Defendant has submitted a declaration detailing billing information in support of its
request for attorneys' fees and costs. [DE 49-6]. Defendant seeks $128,535.00 in fees and
$716.75 in related expenses. Id. The Court has considered all the facts, the circumstances of this
litigation, as well as the declarations and affidavits submitted by defendant. [DE 49-6, 49-7]. The
Court finds the rates proposed by defendant to be reasonable for this region and under the
standards laid out by the Fourth Circuit. See Robinson, 560 F.3d at 243; Grissom v. Mills Corp.,
549 F.3d 313, 321 (4th Cir. 2008).
A fee applicant also must establish the reasonableness of the hours requested. See
Hensley, 461 U.S. at 437. After reviewing the affidavits and billing statements submitted by
plaintiffs, the Court finds that the defendant has requested a reasonable number of hours.
Defendant has demonstrated with sufficient particularity that the hours requested were properly
billable and appropriately performed by defendant's attorneys.

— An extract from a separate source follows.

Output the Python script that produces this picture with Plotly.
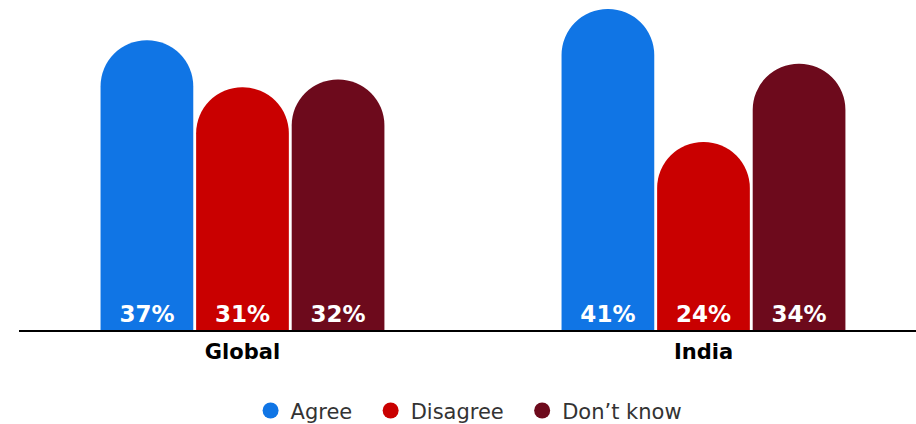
import plotly.graph_objects as go

categories = ["Global", "India"]
series_names = ["Agree", "Disagree", "Don’t know"]
agree = [37, 41]
disagree = [31, 24]
dont_know = [32, 34]
colors = ["#1075e5", "#c90000", "#6d0a1c"]

values = [agree, disagree, dont_know]
FONT = "DejaVu Sans"
PAD = "\u00a0\u00a0"

fig = go.Figure()
for name, vals, col in zip(series_names, values, colors):
    fig.add_trace(go.Bar(
        x=categories, y=vals, name=name,
        marker=dict(color=col, cornerradius="50%", line=dict(width=0)),
        text=[f"{v}%" for v in vals],
        textposition="inside", insidetextanchor="start", textangle=0,
        textfont=dict(family=FONT, size=23, color="white", weight=700),
        showlegend=False, hoverinfo="skip",
    ))
    fig.add_trace(go.Scatter(
        x=[None], y=[None], mode="markers", name=name + PAD,
        marker=dict(symbol="circle", size=20, color=col),
        showlegend=True,
    ))

fig.update_layout(
    width=916, height=424,
    margin=dict(l=19, r=0, t=0, b=94, autoexpand=False),
    paper_bgcolor="white", plot_bgcolor="white",
    barmode="group", bargap=0.378, bargroupgap=0.03,
    xaxis=dict(range=[-0.4848, 1.461], showline=True, linecolor="black", linewidth=2,
               showgrid=False, ticks="", zeroline=False, ticklabelstandoff=2,
               tickfont=dict(family=FONT, size=21, color="black", weight=700)),
    yaxis=dict(range=[0, 42.15], visible=False, showgrid=False, zeroline=False),
    legend=dict(orientation="h", x=0.509, xanchor="center", y=-0.245, yanchor="middle",
                font=dict(family=FONT, size=21, color="#333333"),
                itemsizing="trace"),
    font=dict(family=FONT),
)

fig.write_html("out.html", config={"displayModeBar": False})

with open("out.html", "r", encoding="utf-8") as f:
    html = f.read()
html = html.replace("<head>", "<head><style>html,body{margin:0;padding:0;overflow:hidden;}</style>", 1)
with open("out.html", "w", encoding="utf-8") as f:
    f.write(html)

Plaintiff has _challenged defendant's calculation in three ways. Plaintiff argues defendant
should not recover the fees incurred in preparing the motion for bond, that more work should
have been delegated to associates, and that defendant did not comply with Local Rule 54.l(a)(l).
Each of these challenges is without merit. The motion for bond was not frivolous, the allocation
of work was not improper, and as defendant is not seeking the recovery of taxable costs, Rule
54.l(a)(l) does not apply.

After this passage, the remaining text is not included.